For those not familiar with the industry that may not seem like a huge deal, and it isn’t, for the major airlines who will simply pass on the fee to their customers which works out to practically nothing per passenger.  For general aviation users $100 could easily be a large percentage of their overall costs.

Supporters of the fees argue that everyone using the system should pay their fair share, but I guess that all depends on your definition of fair.  Currently the air traffic control system is funded largely by taxes on fuel that are substantially higher for general aviation users than commercial airlines.

The following excerpt from an article at aopa.org gives great insight into the current system and what really should be considered fair.

Paying the 21.9-cents-per-gallon tax on noncommercial jet fuel, operators of a Gulfstream IV business jet would pay about $87 in fuel taxes. The commercial jet fuel tax is 4.4 cents per gallon; even with a much higher fuel burn, operators of an Airbus A320 would pay about $68 in fuel taxes.

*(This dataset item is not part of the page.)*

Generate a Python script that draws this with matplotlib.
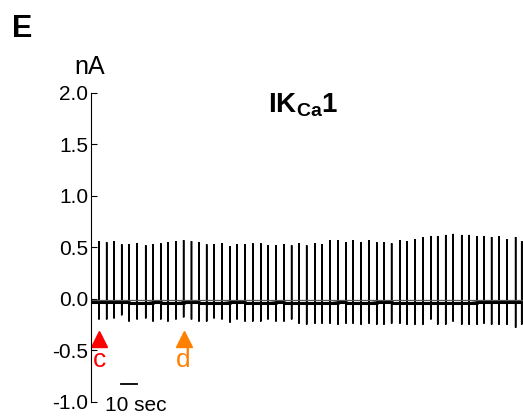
import numpy as np
import matplotlib
matplotlib.use('Agg')
import matplotlib.pyplot as plt

plt.rcParams['font.family'] = ['Liberation Sans', 'DejaVu Sans']
plt.rcParams['mathtext.fontset'] = 'custom'
plt.rcParams['mathtext.rm'] = 'Liberation Sans'
plt.rcParams['mathtext.bf'] = 'Liberation Sans:bold'

# spike times (sec), peak and trough current (nA)
spike_t = [0, 5.0, 9.8, 14.4, 19.2, 23.8, 28.8, 34.2, 38.8, 43.6,
           48.1, 53.1, 57.9, 62.8, 67.5, 72.3, 76.9, 81.9, 86.9, 91.3,
           96.3, 101.1, 106.1, 110.6, 115.6, 120.6, 125.4, 130.0, 134.8, 140.0,
           144.4, 149.4, 154.4, 159.4, 163.8, 168.8, 173.8, 178.6, 183.1, 187.9,
           193.1, 197.5, 202.5, 207.5, 212.5, 216.7, 221.7, 226.3, 231.7, 236.3,
           241.3, 245.6, 250.4, 255.0, 260.0, 265.4, 269.2]
peaks = [0.56, 0.56, 0.55, 0.56, 0.53, 0.53, 0.54, 0.52, 0.53, 0.54,
         0.55, 0.56, 0.57, 0.56, 0.55, 0.53, 0.53, 0.54, 0.51, 0.53,
         0.53, 0.54, 0.54, 0.52, 0.52, 0.53, 0.52, 0.54, 0.52, 0.54,
         0.53, 0.57, 0.57, 0.55, 0.57, 0.55, 0.57, 0.55, 0.55, 0.54,
         0.57, 0.56, 0.58, 0.60, 0.61, 0.61, 0.62, 0.63, 0.62, 0.62,
         0.61, 0.61, 0.60, 0.61, 0.58, 0.60, 0.56]
troughs = [-0.22, -0.20, -0.20, -0.19, -0.16, -0.22, -0.20, -0.19, -0.22, -0.20,
           -0.22, -0.20, -0.18, -0.20, -0.22, -0.22, -0.19, -0.20, -0.23, -0.20,
           -0.22, -0.22, -0.22, -0.20, -0.22, -0.22, -0.20, -0.24, -0.25, -0.24,
           -0.24, -0.24, -0.25, -0.24, -0.24, -0.25, -0.24, -0.25, -0.25, -0.24,
           -0.24, -0.25, -0.25, -0.25, -0.20, -0.25, -0.25, -0.22, -0.25, -0.25,
           -0.25, -0.24, -0.25, -0.25, -0.25, -0.28, -0.25]
base = [-0.03, -0.03, -0.03, -0.03, -0.03, -0.04, -0.04, -0.04, -0.03, -0.04,
        -0.04, -0.04, -0.03, -0.03, -0.04, -0.04, -0.04, -0.04, -0.03, -0.03,
        -0.04, -0.04, -0.04, -0.04, -0.03, -0.04, -0.04, -0.04, -0.04, -0.04,
        -0.04, -0.04, -0.03, -0.04, -0.04, -0.04, -0.04, -0.03, -0.03, -0.04,
        -0.04, -0.04, -0.04, -0.04, -0.04, -0.04, -0.04, -0.04, -0.04, -0.04,
        -0.03, -0.03, -0.03, -0.03, -0.03, -0.03, -0.03]

yticks = [2.0, 1.5, 1.0, 0.5, 0.0, -0.5, -1.0]
ylabels = ['2.0', '1.5', '1.0', '0.5', '0.0', '-0.5', '-1.0']

marks_t = [spike_t[1], spike_t[12]]
marks_lbl = ['c', 'd']
marks_col = ['#ff0000', '#ff8000']

fig = plt.figure(figsize=(5.23, 4.16), dpi=100)
ax = fig.add_axes([0.174, 0.034, 0.826, 0.743])

# build trace: each spike is a vertical excursion from baseline
xs, ys = [], []
for t, p, tr, b in zip(spike_t, peaks, troughs, base):
    xs += [t, t, t, t]
    ys += [b, p, tr, b]
xs.append(275)
ys.append(base[-1])
ax.plot(xs, ys, color='black', lw=1.1, solid_joinstyle='miter')
ax.plot(spike_t + [275], base + [base[-1]], color='black', lw=2.2, drawstyle='steps-post')
ax.axhline(-0.01, color='#555555', lw=0.9)

for t, l, c in zip(marks_t, marks_lbl, marks_col):
    ax.plot(t, -0.39, marker='^', ms=12, color=c, clip_on=False)
    ax.text(t, -0.59, l, color=c, fontsize=19, ha='center', va='center')

# scale bar
ax.plot([18.5, 28.5], [-0.83, -0.83], color='black', lw=1.3)
ax.text(28, -1.04, '10 sec', fontsize=15, ha='center', va='center', clip_on=False)

ax.set_xlim(0, 270)
ax.set_ylim(-1.0, 2.0)
ax.set_yticks(yticks)
ax.set_yticklabels(ylabels)
ax.tick_params(axis='y', direction='in', length=4, labelsize=15, pad=2)
ax.set_xticks([])
for s in ['top', 'right', 'bottom']:
    ax.spines[s].set_visible(False)

fig.text(0.172, 0.84, 'nA', fontsize=18, ha='center', va='center')
fig.text(0.043, 0.93, 'E', fontsize=22, fontweight='bold', ha='center', va='center')
ax.text(0.49, 0.96, r'$\mathbf{IK_{Ca}1}$', transform=ax.transAxes, fontsize=20,
        ha='center', va='center')

fig.savefig('out.png', dpi=100)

It doesn’t take a rocket scientist to figure out that general aviation aircraft are already paying their fair share.  Unfortunately it appears that the people who are making the decisions don’t seem to understand the industry.

The aforementioned article also points out the ambiguities in the wording of the proposal which further shows the lack of true understanding by the authors.  I’m sure it is not really surprising to anyone that a government proposal would be filled with ambiguities, but it has to call into question the proposals validity.

User fees don’t appear to be a reality in the immediate future, but they also don’t appear to be going completely away.  Having used the current air traffic control system I totally agree that getting the NextGen system up and running is of the utmost importance, but doing it at the expense of the people who use and support that system just doesn’t seem to make sense.